Эта возможность, наконец-то, наступила. Он чувствовал себя на взлете и вовсе не считал себя старым и сникшим. Даже обижался, когда подчеркивали его возраст. С шутливым огорчением рассказал о том, как встретил на днях знакомую девушку — Сашеньку Ильф, хотел поддержать ее под локоток при переходе через лужу, а вместо этого она сама взяла его под руку, чтобы его поддержать!

— Представляете? — недоумевал он. — Она — меня! Неужели я выгляжу таким немощным?

Теперь у него одна за другой выходили книжки — «Жизнь впереди», «Молодые люди», «Многие годы». Что ни год, то новая. Он дарил их друзьям, и друзья от души за него радовались и поднимали за его успехи рюмки с водкой и черносмородиновой наливкой.

Книжки были о целомудренной любви и дружбе подростков. Герои были хорошие и очень хорошие, но попадались и плохие — безыдейные стиляги, в которых легко угадывались прототипы — пасынок Илюшка и его друг Валька Разумов, который часто приезжал на дачу и крутился в нашей компании. Стилягам требовались деньги на узкие брюки и коктейль-холл, и они доходили в своем ужасном поведении до того, что спекулировали пластинками «на костях», а однажды украли ценные книги из родительской библиотеки. Под конец гадкие юнцы вставали на путь исправления, чего нельзя было сказать об их прототипах.

Все острые углы в книжках были аккуратно округлены.
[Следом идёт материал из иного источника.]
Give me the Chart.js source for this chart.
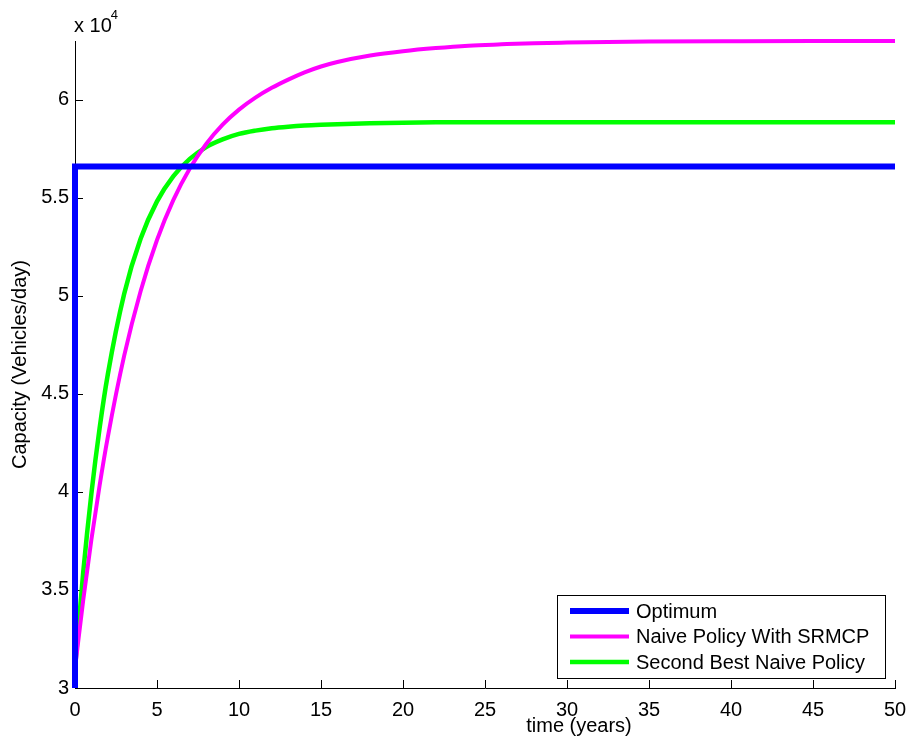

Точно соблюдались пропорции отрицательного-положительного, типичного-нетипичного. Ни шага влево, ни шага вправо. Он хотел идти со всеми в ногу, в едином строю. О нем теперь можно было сказать словами Зощенко: «Испуганный писатель — уже не писатель».

Однажды, когда за нашим столом, как обычно, собрались гости, он принес старый довоенный журнал «30 дней» и прочитал вслух свой ранний рассказ, который был там напечатан. Рассказ назывался «Женитьба молодого Оборота». Контраст с его нынешними писаниями был ошеломляющий. Все равно как если бы сверкающий гранями, поющий хрусталь баккара поставить рядом с граненым стеклянным стаканом. Трудно было поверить, что этот дерзкий, ироничный, блистающий полнокровными образами, смелыми находками, бабелевским юмором рассказ написан тем же самым автором. Это был не просто другой писатель, это был другой человек, из другой жизни, из относительно вольных двадцатых годов, когда он работал в «Гудке» с Ильфом, Олешей, Булгаковым — он любил вспоминать о тех временах, мечтал написать книжку о своей молодости, рассказывал у нас за чаем всякие эпизоды, и в такие моменты казалось, что из нынешней скукоженой оболочки проблескивает уверенный в себе, молодой человек, красавец и ловелас. У него было когда-то множество друзей среди талантливых писателей, газетчиков, деятелей разгромленного антифашистского комитета, артистов запрещенного еврейского театра. Почти всех постигла трагическая судьба. А его случайно пронесло через все рифы и выбросило на берег живого, но с оробевшей душой.